NZ Truth
- Format: Tabloid
- Editor: Cameron Slater (2012–2014)
- Founded: 1905
- Political alignment: Centre-right
- Ceased publication: 2013
- Headquarters: Auckland, New Zealand

= NZ Truth =

Defunct New Zealand newspaper (1905–2014)

NZ Truth was a tabloid newspaper published weekly in New Zealand from 1905 to 2013.

==History==
NZ Truth was founded in 1905 by Australian John Norton in Wellington, as a New Zealand edition of his Sydney Truth, aiming a sensational blend of sex, crime and radical politics at mainly working class readers.

According to newspaper historian (and former NZ Truth journalist) Redmer Yska, English-born Norton was 'a combustible mix of tycoon, journalist, do-gooder and chronic, falldown pisshead.' It had 40,000 readers by 1907, with circulation in 'every Miners', Gum Diggers' and Timber-Getter's camp'. Three years later Frederick Dawson, a former editor of Norton's Queensland and West Australia editions of Truth took over. He would remain in the job until 1920. Norton meanwhile died of alcoholism, in 1916.

The leader writer (and, briefly, editor) from 1913 to 1922 was Robert Hogg, a Scottish-born journalist and socialist. According to Yska. Hogg 'turned NZ Truth into a fiery and enthusiastic mouthpiece for revolutionary socialism'. That would change in 1922 when John Norton's son Ezra became the Sydney-based owner and proprietor, appointing a string of New Zealand-based editors. Under the populist Norton, the 'worker's paper' became the streamlined family-friendly 'national paper'. Norton's most successful editor was Australian Brian Connolly and over 16 years (1935 to 1951), he would return the paper to its working-class roots, albeit with a conservative streak.

In 1951, Norton sold out to a New Zealand consortium led by the paper's legal representative James Dunn and his former Scots College schoolmate Cliff Plimmer. Over the next few decades, the New Zealand owners would refashion NZ Truth into what Yska calls 'a shrill megaphone for a conservative establishment holding back political, social and cultural ties that increasingly threatened to sweep it away.'

Over the decades, NZ Truth variously employed well-known New Zealand authors, including Robin Hyde in 1928.

As in Australia, NZ Truth capitalised on unrestricted press coverage of divorce cases during its first half century, with court evidence of adultery cases given lengthy, invariably saucy treatment. In 1958, a Labour government passed a law restricting coverage to the bare bones of proceedings, removing a vital part of Truth's content. In 1963, as revelations of a seamy British political scandal unfolded, audited circulation reached a peak of 240,000, and the weekly claimed a readership of a million Kiwis. By 1980, circulation stood at 150,000, but a move to Auckland headquarters in 1982 and a 'brighter' Truth and TV Extra failed. By the mid 1990s, circulation fell to 50,000, and in 2005 to 12,000.

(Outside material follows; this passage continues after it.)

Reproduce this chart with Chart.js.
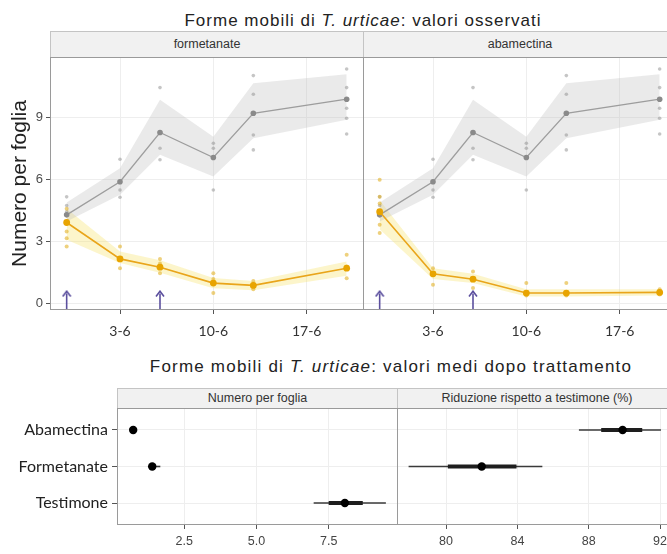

==Cameron Slater's involvement==
At the end of October 2012, controversial right-wing blogger Cameron Slater was announced as the paper's new editor. He said in his new role he would be "kicking arse and sticking up for the little guy". His first issue was published that November. As a result of his appointment, the paper's left-wing columnist Martyn "Bomber" Bradbury quit. Within six months of Slater's appointment it was announced the publication would cease production in July 2013, with Slater claiming it was "too far gone".

Despite ceasing to publish a print version of the website, the publication continued to update its website until May 2014.